= Kieran Nugent =

Irish republican

Kieran Nugent (12th September 1958 - 3rd May 2000) was an Irish volunteer in the Provisional Irish Republican Army (IRA) and best known for being the first IRA 'blanket man' in the Maze Prison in Northern Ireland. When sentenced to three years for hijacking a bus, Nugent refused to wear a prison uniform and said the prison guards would have to "...nail it to my back".

==Early life==
Nugent was an adolescent in Northern Ireland during the most intense years of the Troubles. On 20 March 1973, aged 15, he was standing with a friend on the corner of Merrion Street and Grosvenor Road, West Belfast, when a car pulled up beside them and one of the occupants asked them for directions. Another occupant of the vehicle then opened fire with a submachine gun. Nugent was seriously wounded after being shot eight times in the chest, arms and back by the loyalists in the car. His friend, Bernard McErlean, aged 16, was killed.

==Prison life==
At some point afterwards, Nugent joined the IRA. He was arrested, aged 16, by the British Army and spent five months on remand in Crumlin Road Prison, Belfast. When he was eventually tried, the case against him was withdrawn and he was released.

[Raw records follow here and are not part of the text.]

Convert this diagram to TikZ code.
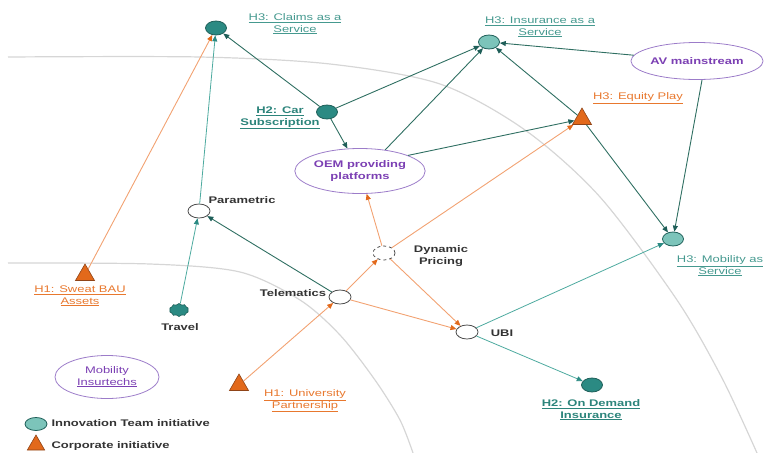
\documentclass[tikz,border=0pt]{standalone}
\usepackage{fontspec}
\setmainfont{Liberation Sans}[FakeStretch=1.35]
\usetikzlibrary{arrows.meta,shapes.geometric,shapes.symbols}

\definecolor{tealdark}{HTML}{2B8A83}
\definecolor{teallight}{HTML}{7CC4BA}
\definecolor{tealedge}{HTML}{1E5E58}
\definecolor{tealline}{HTML}{2F6F62}
\definecolor{teallink}{HTML}{4DAA9F}
\definecolor{tealtext}{HTML}{45998F}
\definecolor{tealbold}{HTML}{2C847B}
\definecolor{orangefill}{HTML}{E2691B}
\definecolor{orangeedge}{HTML}{8F4418}
\definecolor{orangeline}{HTML}{F2A272}
\definecolor{orangetext}{HTML}{E8782E}
\definecolor{purpletext}{HTML}{7B3FB3}
\definecolor{purpleline}{HTML}{9C7CC9}
\definecolor{arcgray}{HTML}{D6D6D6}

\begin{document}
\begin{tikzpicture}[x=1pt,y=-1pt,font=\fontsize{9.6}{11.5}\selectfont,
	initiative/.style={ellipse,draw=tealedge,line width=0.8pt,minimum width=21pt,minimum height=14pt,inner sep=0pt},
	innov/.style={initiative,fill=tealdark},
	innovlight/.style={initiative,fill=teallight},
	corporate/.style={regular polygon,regular polygon sides=3,fill=orangefill,draw=orangeedge,line width=0.6pt,minimum size=22pt,inner sep=0pt},
	hub/.style={ellipse,draw=black!70,fill=white,line width=0.8pt,minimum width=22pt,minimum height=14pt,inner sep=0pt},
	theme/.style={ellipse,draw=purpleline,line width=0.8pt,text=purpletext,font=\fontsize{9.6}{11.5}\selectfont\bfseries,align=center,inner sep=0pt},
	tlabel/.style={text=tealtext,align=center},
	hlabel/.style={text=tealbold,align=center,font=\fontsize{9.6}{11.5}\selectfont\bfseries},
	olabel/.style={text=orangetext,align=center},
	plain/.style={text=black!80,align=center,font=\fontsize{9.6}{11.5}\selectfont\bfseries},
	main/.style={draw=tealline,line width=0.9pt,-{Triangle[length=6pt,width=5pt,color=tealedge]}},
	link/.style={draw=teallink,line width=0.8pt,-{Triangle[length=6pt,width=5pt,color=tealdark]}},
	corp/.style={draw=orangeline,line width=0.9pt,-{Triangle[length=6pt,width=5pt,color=orangefill]}}]
	
	\useasboundingbox (0,0) rectangle (764,453);
	
	\draw [arcgray,line width=1.2pt] plot [smooth] coordinates {(8,57) (200,57) (330,64) (440,84) (525,130) (600,197) (677,300) (722,378) (757,453)};
	
	\draw [arcgray,line width=1.2pt] plot [smooth] coordinates {(8,263) (150,264) (240,272) (300,300) (340,335) (375,380) (400,420) (413,453)};
	
	\node [innov] (claims) at (216,28) {};
	\node [tlabel] (claimslbl) at (295,24) {\underline{H3: Claims as a}\\\underline{Service}};
	
	\node [innovlight] (insurance) at (489,42) {};
	\node [tlabel] (insurancelbl) at (540,27) {\underline{H3: Insurance as a}\\\underline{Service}};
	
	\node [theme,minimum width=118pt,minimum height=37pt] (av) at (697,61) {AV mainstream};
	
	\node [innov] (carsub) at (327,112) {};
	\node [hlabel] (carsublbl) at (280,118) {\underline{H2: Car}\\\underline{Subscription}};
	
	\node [corporate] (equity) at (582,119) {};
	\node [olabel] (equitylbl) at (638,98) {\underline{H3: Equity Play}};
	
	\node [theme,minimum width=120pt,minimum height=45pt] (oem) at (360,171) {OEM providing\\platforms};
	
	\node [hub] (parametric) at (199,211) {};
	\node [plain] (parametriclbl) at (242,200) {Parametric};
	
	\node [hub,dashed] (dynamic) at (384,253) {};
	\node [plain] (dynamiclbl) at (441,256) {Dynamic\\Pricing};
	
	\node [innovlight] (maas) at (673,239) {};
	\node [tlabel] (maaslbl) at (720,266) {\underline{H3: Mobility as}\\\underline{Service}};
	
	\node [corporate] (sweat) at (85,275) {};
	\node [olabel] (sweatlbl) at (80,296) {\underline{H1: Sweat BAU}\\\underline{Assets}};
	
	\node [cloud,cloud puffs=10,cloud puff arc=120,aspect=1.3,fill=tealdark,draw=tealedge,line width=0.6pt,minimum width=19pt,minimum height=13pt,inner sep=0pt] (travel) at (179,310) {};
	\node [plain] (travellbl) at (180,327) {Travel};
	
	\node [hub] (telematics) at (340,297) {};
	\node [plain] (telematicslbl) at (293,293) {Telematics};
	
	\node [hub] (ubi) at (467,332) {};
	\node [plain] (ubilbl) at (502,333) {UBI};
	
	\node [theme,font=\fontsize{9.6}{11.5}\selectfont,minimum width=104pt,minimum height=43pt] (insurtechs) at (107,377) {Mobility\\\underline{Insurtechs}};
	
	\node [corporate] (university) at (239,385) {};
	\node [olabel] (universitylbl) at (305,401) {\underline{H1: University}\\\underline{Partnership}};
	
	\node [innov] (ondemand) at (592,385) {};
	\node [hlabel] (ondemandlbl) at (591,410) {\underline{H2: On Demand}\\\underline{Insurance}};
	
	\node [innovlight,minimum width=22pt,minimum height=13pt] (keyteam) at (36,424) {};
	\node [plain,anchor=west] (keyteamlbl) at (48,423) {Innovation Team initiative};
	\node [corporate,minimum size=20pt] (keycorp) at (36,445) {};
	\node [plain,anchor=west] (keycorplbl) at (48,446) {Corporate initiative};
	
	\draw [main] (carsub) -- (claims);
	\draw [main] (carsub) -- (insurance);
	\draw [main] (carsub) -- (oem);
	\draw [main] (oem.40) -- (insurance);
	\draw [main] (oem.18) -- (equity);
	\draw [main] (equity) -- (insurance);
	\draw [main] (av) -- (insurance);
	\draw [main] (equity) -- (maas);
	\draw [main] (av.-75) -- (maas);
	\draw [main] (telematics) -- (parametric);
	
	\draw [link] (travel) -- (parametric);
	\draw [link] (parametric) -- (claims);
	\draw [link] (ubi) -- (maas);
	\draw [link] (ubi) -- (ondemand);
	
	\draw [corp] (sweat) -- (claims);
	\draw [corp] (university) -- (telematics);
	\draw [corp] (telematics) -- (dynamic);
	\draw [corp] (dynamic) -- (oem);
	\draw [corp] (dynamic) -- (equity);
	\draw [corp] (dynamic) -- (ubi);
	\draw [corp] (telematics) -- (ubi);
	
\end{tikzpicture}
\end{document}
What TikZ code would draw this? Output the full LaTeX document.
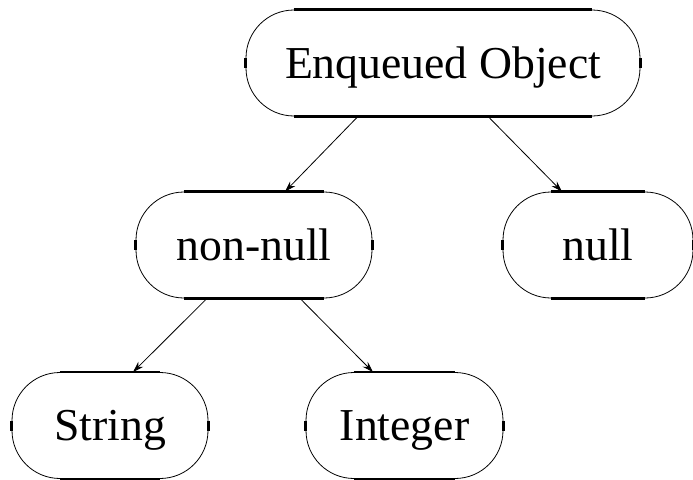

He became an active volunteer until his arrest and internment, without trial, on 9 February 1975. He served nine months in Cage 4 of Long Kesh Detention Centre in Northern Ireland, until 12 November 1975.

He was arrested and imprisoned again on 12 May 1976, for the hijacking of a bus. On 14 September 1976 he was sentenced to three years, and returned to the same prison, which was renamed the Maze. He became the first republican prisoner convicted since the withdrawal of Special Category Status for those convicted through juryless courts, due to the British policy of 'criminalisation', reintroduced that March. Among other things, this change in policy meant convicted paramilitaries could no longer wear their own clothes. He refused to wear the uniform, declaring himself a political prisoner and not a criminal, beginning the blanket protest.

He was soon joined by Jackie McMullan, the next prisoner to wear a blanket instead of a uniform, followed by six more Irish republican prisoners from the Beechmount area of Belfast. By Christmas 1976, the number of participants had risen to over forty prisoners. Most incoming republican prisoners emulated Nugent and this started five years of prison protests in pursuit of political status, which culminated in the 1981 hunger strike and the death of seven IRA and three Irish National Liberation Army prisoners.
==Death==
On 3 May 2000, Nugent died from a heart attack in his Andersonstown, Belfast home surrounded by loved ones, aged 42. He had four children, 10 grandchildren and just recently a great granddaughter.